Sharply Critical of growing intolerance of opposition views, Pai invoked Michael Bloomberg who had said early this year at Harvard that this trend “is an outrage and we must not let it continue.”

“And more generally,” he continued, “repressing free expression is a natural human weakness, and it is up to us to fight it at every turn.”

The Commissioner cautioned that intolerance of ideas— whether liberal or conservative—is antithetical to individual rights and free societies.

“Mayor Bloomberg was right,” he added.

“Freedom's protection demands a cultural commitment, not just cold parchment. Whether in the halls of academia or at the FCC's headquarters, we must not let censorship and conformity— what he (Bloomberg) called ‘the mortal enemies of freedom'- win,” he said.

He assured to protect freedom of speech and freedom of the press.
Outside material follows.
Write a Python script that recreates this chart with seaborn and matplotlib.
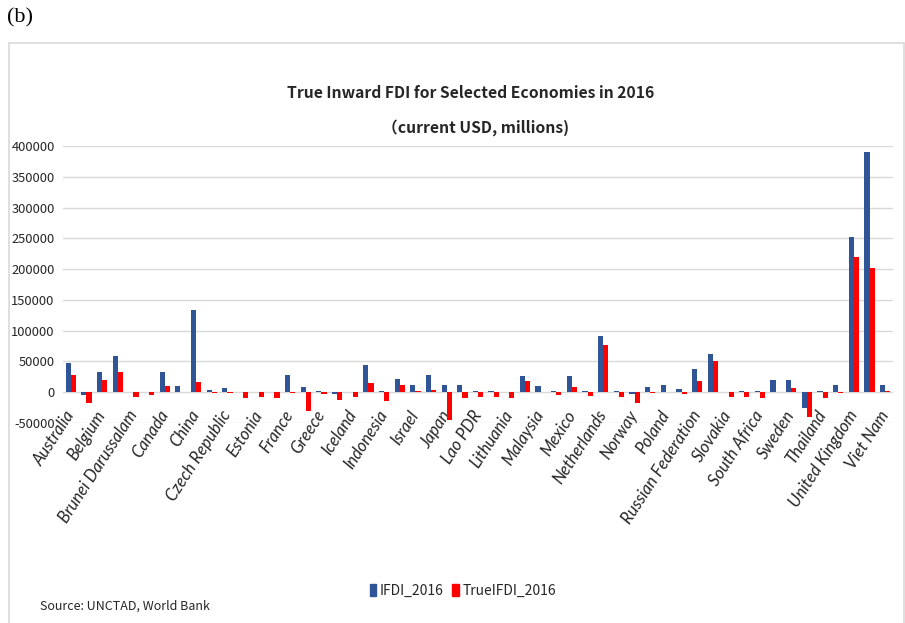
import pandas as pd
import matplotlib.pyplot as plt
import matplotlib.patches as mpatches
import seaborn as sns

# values (USD millions)
countries = ['Australia', 'Austria', 'Belgium', 'Brazil', 'Brunei Darussalam', 'Bulgaria',
             'Canada', 'Chile', 'China', 'Colombia', 'Czech Republic', 'Denmark', 'Estonia',
             'Finland', 'France', 'Germany', 'Greece', 'Hungary', 'Iceland', 'India',
             'Indonesia', 'Ireland', 'Israel', 'Italy', 'Japan', 'Korea', 'Lao PDR', 'Latvia',
             'Lithuania', 'Luxembourg', 'Malaysia', 'Malta', 'Mexico', 'Morocco', 'Netherlands',
             'New Zealand', 'Norway', 'Peru', 'Poland', 'Portugal', 'Russian Federation',
             'Singapore', 'Slovakia', 'Slovenia', 'South Africa', 'Spain', 'Sweden',
             'Switzerland', 'Thailand', 'Turkey', 'United Kingdom', 'United States', 'Viet Nam']

ifdi_2016 = [48000, -5000, 33000, 59000, 0, 1000, 33000, 10000, 133000, 4000, 7000, 1000, 1000,
             1000, 28000, 9000, 1500, -3000, 0, 44000, 2500, 22000, 12000, 28000, 11000, 11000,
             1500, 1500, 0, 27000, 10000, 2000, 27000, 2000, 92000, 1500, -3000, 8700, 11000,
             6000, 38000, 61500, 0, 1500, 1500, 19500, 19500, -26000, 1500, 12000, 252000,
             390000, 12000]

true_ifdi_2016 = [28000, -18000, 20000, 33000, -7000, -5000, 10000, 1000, 17000, -2000, -1000,
                  -9000, -7000, -9000, -2000, -30000, -3000, -13000, -7000, 14500, -14000, 11000,
                  2000, 3000, -45000, -10000, -7500, -7500, -9000, 19000, 0, -4000, 8500, -6000,
                  76700, -7000, -17000, -1500, 0, -3000, 18000, 50000, -8500, -7000, -9000, 0,
                  7000, -40500, -10000, -2000, 219000, 202000, 2500]

series_names = ['IFDI_2016', 'TrueIFDI_2016']
yticks = [-50000, 0, 50000, 100000, 150000, 200000, 250000, 300000, 350000, 400000]

df = pd.DataFrame({'country': countries * 2,
                   'value': ifdi_2016 + true_ifdi_2016,
                   'series': [series_names[0]] * len(countries) + [series_names[1]] * len(countries)})

sns.set_style('white')
plt.rcParams['font.family'] = ['Noto Sans CJK SC', 'DejaVu Sans']
text_color = '#262626'

fig = plt.figure(figsize=(9.05, 6.23), dpi=100)
ax = fig.add_axes([63 / 905, 200 / 623, 830 / 905, 277 / 623])

sns.barplot(data=df, x='country', y='value', hue='series', order=countries,
            hue_order=series_names, palette=['#2F5597', '#FF0000'], width=0.66,
            gap=0, saturation=1, errorbar=None, legend=False, ax=ax, zorder=3,
            linewidth=0)

ax.set_ylim(-50000, 400000)
ax.set_yticks(yticks)
ax.set_yticklabels([str(v) for v in yticks], fontsize=9.3, color=text_color)
ax.grid(axis='y', color='#D9D9D9', linewidth=1, zorder=0)
ax.set_xlim(-0.5, len(countries) - 0.5)
ax.set_xlabel('')
ax.set_ylabel('')
for s in ax.spines.values():
    s.set_visible(False)
ax.tick_params(axis='y', length=0, pad=6)
ax.tick_params(axis='x', length=0, pad=-8)

# only every other category is labelled
xlabels = [c if i % 2 == 0 else '' for i, c in enumerate(countries)]
ax.set_xticks(range(len(countries)))
ax.set_xticklabels(xlabels, rotation=57, ha='right', va='center', rotation_mode='anchor',
                   fontsize=12, style='italic', color=text_color, family='Lato')

fig.text(471 / 905, 1 - 93 / 623, 'True Inward FDI for Selected Economies in 2016',
         ha='center', va='center', fontsize=11.3, fontweight='bold', color=text_color)
fig.text(476 / 905, 1 - 128 / 623, '（current USD, millions)',
         ha='center', va='center', fontsize=11.3, fontweight='bold', color=text_color)

handles = [mpatches.Patch(color='#2F5597', label=series_names[0]),
           mpatches.Patch(color='#FF0000', label=series_names[1])]
fig.legend(handles=handles, loc='center', bbox_to_anchor=(463 / 905, 1 - 591 / 623),
           ncol=2, frameon=False, fontsize=10, handlelength=0.45, handleheight=0.9,
           handletextpad=0.3, columnspacing=0.6, labelcolor=text_color)

fig.text(40 / 905, 1 - 606 / 623, 'Source: UNCTAD, World Bank', ha='left', va='center',
         fontsize=9, color=text_color)

fig.text(7 / 905, 1 - 18 / 623, '(b)', ha='left', va='center', fontsize=16,
         family='Liberation Serif', color='black')

# light frame around the chart area
fig.add_artist(mpatches.Rectangle((9 / 905, -0.05), 895 / 905, (623 - 43) / 623 + 0.05,
                                  transform=fig.transFigure, fill=False,
                                  edgecolor='#D9D9D9', linewidth=1.2))

plt.savefig('out.png', dpi=100)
“The past few months have shown that the American people treasure and will defend the First Amendment. That means we can win these battles so long as government overreach is exposed to the light of day,” he said.

“I've found myself wondering recently, why are they occurring ? Unfortunately, an increasing number of people have little tolerance for hearing ideas that differ from their own,” he said.

“As Bill Bishop, the author of ‘The Big Sort' has put it, “America may be more diverse than ever coast to coast, but the places where we live are becoming increasingly crowded with people who live, think, and vote like we do.”,  he said.

He rued there is a growing correlation between a person's politics and where they choose to get news and information from.